## [SHORT PROBLEM]
Print word for word the first line of the listing below and every line after it, through the line with "const yTicks = [0, 2, 4, 6, 8, 10];". Leave out the pictures and the rest.

Collected data entries
-- -- --
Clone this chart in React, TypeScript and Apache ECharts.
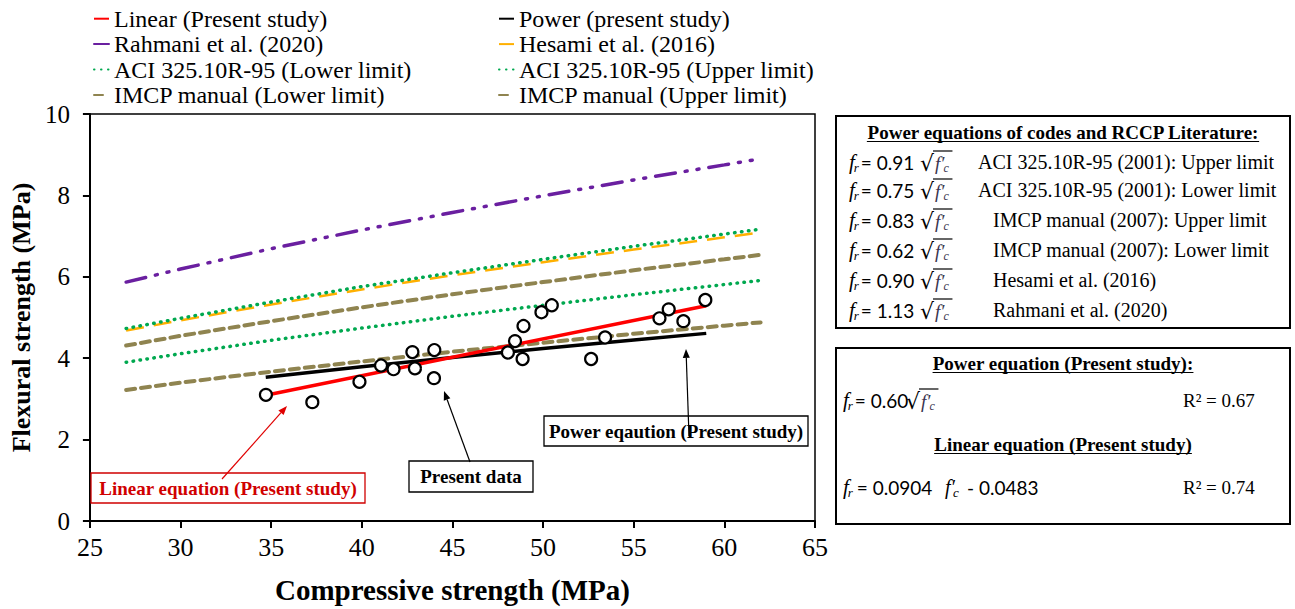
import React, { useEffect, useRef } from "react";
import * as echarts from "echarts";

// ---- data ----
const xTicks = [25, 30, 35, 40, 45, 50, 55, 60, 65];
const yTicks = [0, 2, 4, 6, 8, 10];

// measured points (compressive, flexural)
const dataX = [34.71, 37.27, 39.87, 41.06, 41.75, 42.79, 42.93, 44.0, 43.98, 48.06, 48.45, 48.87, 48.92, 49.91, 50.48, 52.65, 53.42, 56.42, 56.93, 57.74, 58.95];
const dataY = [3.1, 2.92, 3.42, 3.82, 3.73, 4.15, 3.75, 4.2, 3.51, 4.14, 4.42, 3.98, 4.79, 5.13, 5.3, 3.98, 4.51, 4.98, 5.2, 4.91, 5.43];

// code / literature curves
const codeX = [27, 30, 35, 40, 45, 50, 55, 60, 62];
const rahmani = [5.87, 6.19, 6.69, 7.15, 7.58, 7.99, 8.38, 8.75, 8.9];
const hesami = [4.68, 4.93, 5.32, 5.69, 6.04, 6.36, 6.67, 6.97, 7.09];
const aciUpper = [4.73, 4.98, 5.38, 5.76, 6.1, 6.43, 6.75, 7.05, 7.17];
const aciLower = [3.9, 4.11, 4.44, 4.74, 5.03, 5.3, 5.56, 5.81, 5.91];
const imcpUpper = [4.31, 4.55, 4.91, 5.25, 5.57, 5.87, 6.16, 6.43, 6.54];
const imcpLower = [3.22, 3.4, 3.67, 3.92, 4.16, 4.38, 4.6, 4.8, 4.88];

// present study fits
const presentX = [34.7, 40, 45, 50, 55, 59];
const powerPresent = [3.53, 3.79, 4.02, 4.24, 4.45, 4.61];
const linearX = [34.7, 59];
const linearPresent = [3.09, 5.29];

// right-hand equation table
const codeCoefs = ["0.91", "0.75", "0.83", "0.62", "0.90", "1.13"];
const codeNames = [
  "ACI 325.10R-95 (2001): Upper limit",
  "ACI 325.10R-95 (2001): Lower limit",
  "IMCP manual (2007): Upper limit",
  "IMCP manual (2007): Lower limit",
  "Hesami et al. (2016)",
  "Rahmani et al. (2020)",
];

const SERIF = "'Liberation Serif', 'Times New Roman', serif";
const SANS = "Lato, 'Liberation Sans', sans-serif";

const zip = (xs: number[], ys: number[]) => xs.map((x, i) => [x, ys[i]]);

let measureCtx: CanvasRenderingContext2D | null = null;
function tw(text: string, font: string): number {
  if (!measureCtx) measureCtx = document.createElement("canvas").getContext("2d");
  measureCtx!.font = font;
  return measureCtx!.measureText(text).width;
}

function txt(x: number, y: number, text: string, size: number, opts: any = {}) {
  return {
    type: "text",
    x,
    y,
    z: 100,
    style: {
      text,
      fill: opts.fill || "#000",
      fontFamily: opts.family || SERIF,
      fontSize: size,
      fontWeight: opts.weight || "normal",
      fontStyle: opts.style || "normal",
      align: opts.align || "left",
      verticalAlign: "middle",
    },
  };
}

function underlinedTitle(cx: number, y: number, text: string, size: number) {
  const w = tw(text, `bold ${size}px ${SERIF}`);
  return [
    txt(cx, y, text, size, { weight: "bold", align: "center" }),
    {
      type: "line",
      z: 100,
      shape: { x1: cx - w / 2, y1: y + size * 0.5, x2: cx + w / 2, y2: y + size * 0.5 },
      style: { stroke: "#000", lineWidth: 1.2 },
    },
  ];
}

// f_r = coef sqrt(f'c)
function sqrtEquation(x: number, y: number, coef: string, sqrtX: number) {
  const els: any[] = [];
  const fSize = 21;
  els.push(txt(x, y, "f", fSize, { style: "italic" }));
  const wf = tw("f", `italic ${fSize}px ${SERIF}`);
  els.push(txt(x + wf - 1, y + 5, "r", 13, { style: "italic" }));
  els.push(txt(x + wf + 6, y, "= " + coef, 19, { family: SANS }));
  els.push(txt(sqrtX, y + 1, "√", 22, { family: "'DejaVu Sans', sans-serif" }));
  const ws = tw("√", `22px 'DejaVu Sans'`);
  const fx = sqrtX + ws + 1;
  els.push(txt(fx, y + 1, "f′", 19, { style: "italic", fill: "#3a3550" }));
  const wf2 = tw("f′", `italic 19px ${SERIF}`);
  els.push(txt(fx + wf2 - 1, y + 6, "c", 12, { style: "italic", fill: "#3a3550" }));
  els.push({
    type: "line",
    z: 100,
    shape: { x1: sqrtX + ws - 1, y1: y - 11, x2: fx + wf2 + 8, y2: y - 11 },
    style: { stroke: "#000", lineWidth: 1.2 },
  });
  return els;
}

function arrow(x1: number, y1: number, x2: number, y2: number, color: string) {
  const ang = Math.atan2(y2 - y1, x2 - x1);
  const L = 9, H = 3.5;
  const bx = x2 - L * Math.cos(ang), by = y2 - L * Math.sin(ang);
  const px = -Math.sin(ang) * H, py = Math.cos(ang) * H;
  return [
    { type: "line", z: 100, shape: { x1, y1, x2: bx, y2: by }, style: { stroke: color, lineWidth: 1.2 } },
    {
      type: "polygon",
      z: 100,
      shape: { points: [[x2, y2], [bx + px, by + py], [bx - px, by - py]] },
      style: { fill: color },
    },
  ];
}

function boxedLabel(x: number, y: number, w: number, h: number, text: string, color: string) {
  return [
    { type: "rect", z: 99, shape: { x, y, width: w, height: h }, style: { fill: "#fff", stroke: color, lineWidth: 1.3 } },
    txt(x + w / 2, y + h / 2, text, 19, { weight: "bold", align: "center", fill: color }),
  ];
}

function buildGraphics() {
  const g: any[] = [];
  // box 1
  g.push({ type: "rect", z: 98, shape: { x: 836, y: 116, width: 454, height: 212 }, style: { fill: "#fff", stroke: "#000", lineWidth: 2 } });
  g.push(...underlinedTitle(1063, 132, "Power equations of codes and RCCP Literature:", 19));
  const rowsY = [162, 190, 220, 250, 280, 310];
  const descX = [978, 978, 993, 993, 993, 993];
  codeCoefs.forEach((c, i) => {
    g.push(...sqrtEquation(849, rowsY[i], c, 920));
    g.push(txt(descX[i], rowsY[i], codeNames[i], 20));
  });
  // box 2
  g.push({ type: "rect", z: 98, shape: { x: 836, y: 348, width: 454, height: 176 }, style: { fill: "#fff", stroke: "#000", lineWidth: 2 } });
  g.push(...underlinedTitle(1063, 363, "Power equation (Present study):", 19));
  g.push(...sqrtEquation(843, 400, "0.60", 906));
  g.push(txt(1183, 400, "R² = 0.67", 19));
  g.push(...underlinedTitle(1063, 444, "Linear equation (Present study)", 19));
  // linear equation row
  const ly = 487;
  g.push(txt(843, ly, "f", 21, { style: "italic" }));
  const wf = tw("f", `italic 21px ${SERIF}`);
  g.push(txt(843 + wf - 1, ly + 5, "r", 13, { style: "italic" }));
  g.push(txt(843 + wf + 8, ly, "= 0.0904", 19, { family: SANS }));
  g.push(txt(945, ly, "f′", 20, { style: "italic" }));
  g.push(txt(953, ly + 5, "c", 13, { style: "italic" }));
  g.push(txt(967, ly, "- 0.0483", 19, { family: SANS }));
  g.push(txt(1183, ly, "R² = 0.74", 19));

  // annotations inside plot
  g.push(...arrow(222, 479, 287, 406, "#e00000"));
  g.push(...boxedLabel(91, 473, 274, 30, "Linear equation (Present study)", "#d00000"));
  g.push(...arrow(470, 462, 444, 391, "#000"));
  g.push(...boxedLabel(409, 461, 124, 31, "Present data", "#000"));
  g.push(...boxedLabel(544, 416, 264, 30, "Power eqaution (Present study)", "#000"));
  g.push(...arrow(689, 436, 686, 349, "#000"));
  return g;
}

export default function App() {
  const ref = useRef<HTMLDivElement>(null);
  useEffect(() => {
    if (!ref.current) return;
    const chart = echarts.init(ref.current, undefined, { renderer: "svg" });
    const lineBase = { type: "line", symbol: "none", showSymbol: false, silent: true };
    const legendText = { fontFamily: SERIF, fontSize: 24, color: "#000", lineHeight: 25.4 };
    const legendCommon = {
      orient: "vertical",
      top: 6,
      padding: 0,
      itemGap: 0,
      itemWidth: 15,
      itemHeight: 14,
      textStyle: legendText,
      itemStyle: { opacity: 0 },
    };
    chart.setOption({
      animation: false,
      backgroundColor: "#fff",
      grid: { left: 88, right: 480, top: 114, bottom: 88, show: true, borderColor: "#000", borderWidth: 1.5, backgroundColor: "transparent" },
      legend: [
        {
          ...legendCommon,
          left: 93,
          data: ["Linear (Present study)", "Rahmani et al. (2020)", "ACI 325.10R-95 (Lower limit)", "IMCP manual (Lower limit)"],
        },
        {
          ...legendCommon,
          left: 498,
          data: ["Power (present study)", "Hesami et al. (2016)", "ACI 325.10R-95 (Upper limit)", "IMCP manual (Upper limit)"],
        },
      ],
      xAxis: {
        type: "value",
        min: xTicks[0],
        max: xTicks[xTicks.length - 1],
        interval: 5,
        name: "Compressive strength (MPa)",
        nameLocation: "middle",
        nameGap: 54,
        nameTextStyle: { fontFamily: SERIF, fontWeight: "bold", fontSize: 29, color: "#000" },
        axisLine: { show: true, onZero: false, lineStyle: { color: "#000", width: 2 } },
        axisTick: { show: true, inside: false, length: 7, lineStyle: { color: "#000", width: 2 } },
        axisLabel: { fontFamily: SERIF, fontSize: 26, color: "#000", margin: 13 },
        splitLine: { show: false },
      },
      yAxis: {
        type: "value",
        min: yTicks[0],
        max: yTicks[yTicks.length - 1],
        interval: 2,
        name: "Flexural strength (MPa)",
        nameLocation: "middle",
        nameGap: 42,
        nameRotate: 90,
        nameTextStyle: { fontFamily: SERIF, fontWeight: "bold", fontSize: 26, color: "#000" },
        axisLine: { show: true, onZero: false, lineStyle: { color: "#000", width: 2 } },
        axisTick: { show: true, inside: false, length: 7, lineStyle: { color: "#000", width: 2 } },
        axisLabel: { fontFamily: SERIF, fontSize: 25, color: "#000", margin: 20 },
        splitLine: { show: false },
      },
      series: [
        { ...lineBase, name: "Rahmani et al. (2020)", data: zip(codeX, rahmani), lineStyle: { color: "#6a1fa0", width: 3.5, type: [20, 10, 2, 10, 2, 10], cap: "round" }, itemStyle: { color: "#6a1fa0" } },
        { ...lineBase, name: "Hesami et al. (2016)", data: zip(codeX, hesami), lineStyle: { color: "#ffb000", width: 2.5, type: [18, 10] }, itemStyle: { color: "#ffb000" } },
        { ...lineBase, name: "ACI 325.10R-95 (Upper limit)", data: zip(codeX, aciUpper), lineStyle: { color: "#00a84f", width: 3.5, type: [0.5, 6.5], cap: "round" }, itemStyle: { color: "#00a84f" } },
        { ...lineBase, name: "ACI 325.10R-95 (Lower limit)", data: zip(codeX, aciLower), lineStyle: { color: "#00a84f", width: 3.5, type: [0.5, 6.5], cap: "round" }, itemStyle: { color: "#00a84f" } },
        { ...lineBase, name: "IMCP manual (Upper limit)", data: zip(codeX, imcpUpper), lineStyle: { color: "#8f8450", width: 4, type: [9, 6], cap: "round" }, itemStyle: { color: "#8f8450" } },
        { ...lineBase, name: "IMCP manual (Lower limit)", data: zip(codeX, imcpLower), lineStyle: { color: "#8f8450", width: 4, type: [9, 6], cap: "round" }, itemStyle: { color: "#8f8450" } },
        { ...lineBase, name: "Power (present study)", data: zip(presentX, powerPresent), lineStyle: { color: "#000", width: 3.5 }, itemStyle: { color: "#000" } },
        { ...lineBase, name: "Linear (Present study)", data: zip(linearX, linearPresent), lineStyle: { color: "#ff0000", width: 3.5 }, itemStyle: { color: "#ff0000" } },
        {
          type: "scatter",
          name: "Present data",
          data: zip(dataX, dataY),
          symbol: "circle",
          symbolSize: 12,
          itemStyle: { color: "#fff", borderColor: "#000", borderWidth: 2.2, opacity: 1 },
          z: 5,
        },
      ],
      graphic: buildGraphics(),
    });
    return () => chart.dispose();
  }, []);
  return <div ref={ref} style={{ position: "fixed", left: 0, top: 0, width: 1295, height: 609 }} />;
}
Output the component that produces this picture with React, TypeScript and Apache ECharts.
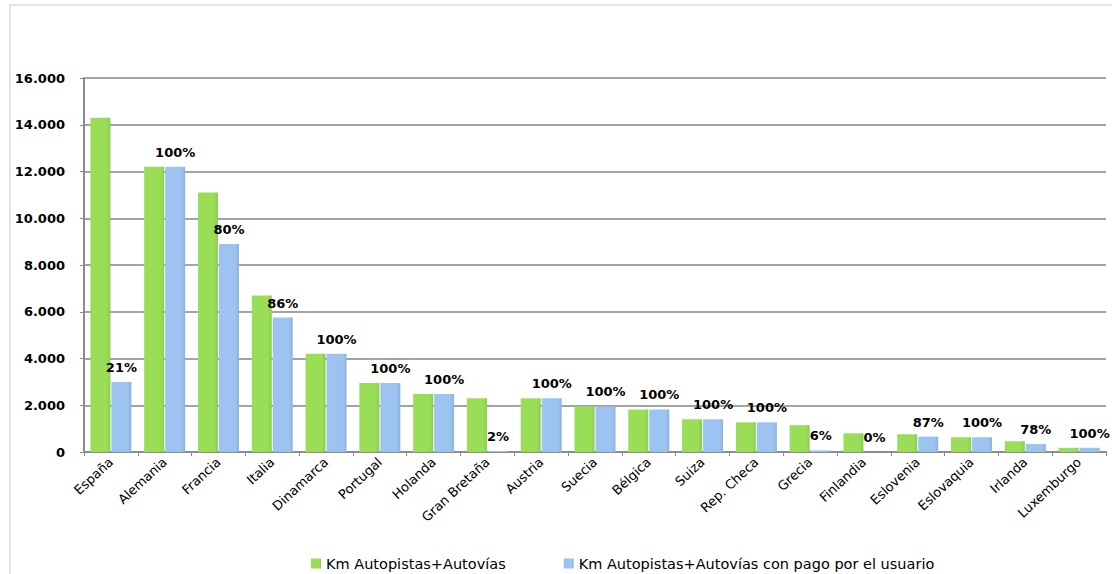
-- -- --
## [PROBLEM SOLUTION]
Clone this chart in React, TypeScript and Apache ECharts.
import React, { useEffect, useRef } from "react";
import * as echarts from "echarts";

// ---- data ----
const xTicks = [25, 30, 35, 40, 45, 50, 55, 60, 65];
const yTicks = [0, 2, 4, 6, 8, 10];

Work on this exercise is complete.